If you want something genuinely striking, you are looking at a strong henna-heavy auburn result or a fully indigo-saturated blue-black, both of which are visible even in low light and create a distinct shift from your base.
None of these options is wrong. They are simply calibrated differently, and knowing what you want to feel when you look in the mirror is the most useful guide to which shade is actually right for you.
Final Takeaway
I did not expect choosing a shade to feel this personal, but it does. It is not just about picking a color off a chart. It is about understanding what is already happening in your hair and on your skin, and then finding a shade that feels like an extension of that rather than an argument with it. Black hair is not a limitation in this process. It is a foundation, and some of the most grounded, deeply beautiful natural dye results happen right there, in that dark base, when the right shade meets the right undertone.
Whatever direction you choose, permit yourself to take it slowly. A shade that feels uncertain at first often becomes exactly right after a few weeks of wear and several different lighting conditions.
Try This Today
Hold your wrist up to natural daylight and look at your veins for thirty seconds.
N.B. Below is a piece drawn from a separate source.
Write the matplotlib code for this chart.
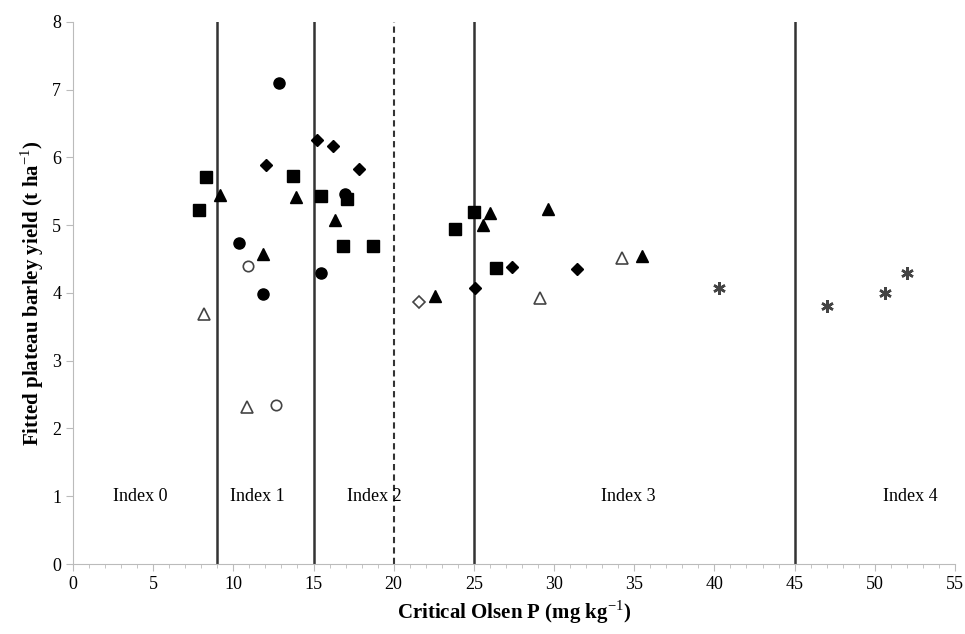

That one observation can quietly confirm your undertone and point you toward the shades that will feel most at home on your skin. It takes less than a minute and may change the direction of the choice you have been circling for a while.
Frequently Asked Questions
Is it possible to get a visibly different shade on naturally black hair using only plant-based dye?
Yes, though the visibility depends on both the shade chosen and the lighting. Shades with a strong red or indigo base may show as warm or blue-shifted tones in sunlight, even on black hair, while neutral shades tend to deepen the existing color without creating a distinct visible shift. The result can be subtle indoors and more apparent outside.
Can someone with warm skin undertones wear blue-black natural dye comfortably?
It is possible, and many people do wear it, but the cool depth of blue-black tends to create more contrast against warm-toned skin than it does against cool-toned skin. The result may feel bold or slightly harsh, depending on the individual. Warm undertones generally feel more settled alongside shade directions that carry some warmth in the pigment.
Why do natural dye shades on black hair often look different in photos versus real life?
Camera flash and indoor lighting tend to flatten very dark hair, which can make natural dye shades on black hair appear invisible in photos taken in those conditions. The same hair in direct sunlight or in warm natural light may reveal a clear red, brown, or blue tone. This is why many people with black hair say their color only shows up in certain photos.
Is burgundy achievable on black hair using natural dye, and does it look different on different complexions?
A deep burgundy direction is possible with plant-based dye, though on black hair it tends to show as a wine-tinged depth rather than a bright red-violet. On lighter or medium complexions, the burgundy quality can be visible in more lighting conditions. On very deep complexions, it may read as a rich gloss or a subtle warmth rather than a distinct color. Both can be beautiful depending on what the person is hoping for.